Brendan Cummins: September box seat warm for Galway
This was another ominous statement of intent from Micheál Donoghue's men - they'll take some stopping
Galway have added the Leinster title to their League crown - and now they're in the box seat to finish the season as All-Ireland champions.
Yesterday, they struck me as a team playing with real maturity, and ready to reach another level.
Wexford threw everything at them and Diarmuid O'Keeffe's second-half goal cut the gap to four points.
This Galway, a few years ago, might have shown signs of panic but instead, leaders are now standing up all over the pitch.
I would have felt before the game that Wexford's full-back line was an area for Galway to target - and that's how it proved.
The Wexford sweeper, Shaun Murphy, did well considering the pressure they were under back there but Galway's main inside man, Conor Cooney, finished with seven points from play.
People might question Galway's credentials on the basis that they didn't score a goal but that's missing the point.
They knew that something up around 30 points would suffice and they don't need to prove that they're capable of scoring goals.
Against the last team they faced that played pretty conventionally, they scored three, and that was Tipp in the League final.
Galway can adapt to any situation and much of that is down to their strength and conditioning.
They've obviously spent the last two years under the weights bar but sometimes when you do that, you can plateau.
This is why pinching Lukasz Kirszenstein from Tipp has proven such a shrewd move.
Having worked under this guy, I know how good he is.
He's been involved in a team with a winning mentality, one that tasted All-Ireland success.
People like that in your backroom team are invaluable.
Just look at Conor Whelan for an example.
He might not have scored yesterday but he was effectively marking two men for most of the second half and still won the majority of battles for possession.
He's not 21 until October but he's the new model of a Galway hurler.
Joseph Cooney was excellent too, plucking puck-outs from the sky, but as well as aerial ability and strength, these Galway players have such good wrists.
They're able to strike the ball in tight spaces, they don't have to draw back the hurley too far to make it talk.
The two Cooneys - Joseph and Conor - were excellent in this facet of play and it sets them up for later in the year when they're chasing immortality.
I experienced that good feeling in 2010, when you feel comfortable in your own skin and you just know that you're ready to win the big one.
Whatever is said outside your camp is just background noise as you know you're the real deal.
Galway are embracing the favourites tag and that's reflected in how they're playing.

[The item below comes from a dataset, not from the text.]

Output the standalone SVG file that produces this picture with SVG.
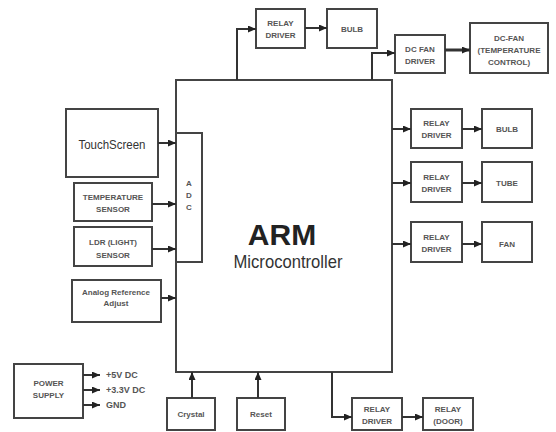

From a Wexford viewpoint, people will argue that you can't win a match playing with five forwards against seven backs.
But Davy Fitz has said that it's year one of a three-year project. For now, he's using a style of play that suits the players at his disposal.
Let's not forget that this style got them promoted, saw them run Tipp close in a League semi-final, and was good enough to beat Kilkenny in a Leinster semi-final.
So, why would he change his style for an All-Ireland quarter-final?
Any team fortunate enough to get through the Qualifiers won't relish facing Wexford, that's for sure.
They'll bring a huge following with them for what's left of their campaign and you'll remember how that support worked in their favour when they beat Waterford at Nowlan Park in 2014.
The sheer volume of fans that travelled from Wexford yesterday helped to ensure a record Leinster final crowd of 60,032 - and they've lit up the hurling summer.
They'll have learned a lot from yesterday's experience and while their use of the ball was hurried at times, that was down to Galway's sheer physicality.
But unless their paths cross again before the end of the season, they won't meet a team as physically imposing as Galway again.
Wexford struggled to impose their running game through the middle simply because they couldn't get any ball on the ground.
There was no second phase possession to latch onto because Galway were winning primary ball in their half-back line.
The contested aerial balls stat from the game favoured Galway 17-2 - and that tells you something.
Galway also won the hooks/blocks/tackles count and that provided the platform for victory.
The point is that Galway won't allow you a platform of your own.
They're so big and physical and they're getting low over the ball in the rucks.
And it should be noted too that Wexford came up against a team used to playing with a sweeper themselves.
Aidan Harte played the role to perfection, operating in front of his full-back line, instead of behind, as was the case with his Wexford counterpart Murphy.
Galway's game awareness would have told them that goals were not needed to get across the line, based on the knowledge that Wexford had that extra defender parked in front of their own goal.
A hat-tip to those old gun-slingers, Kilkenny, to finish up.
Of the big guns in the qualifiers on Saturday, they were the most impressive, for me.
The sheriff, Michael Fennelly, was back in town and to call the tune like that in Nowlan Park against Limerick, without any real match practice, was nothing short of sensational.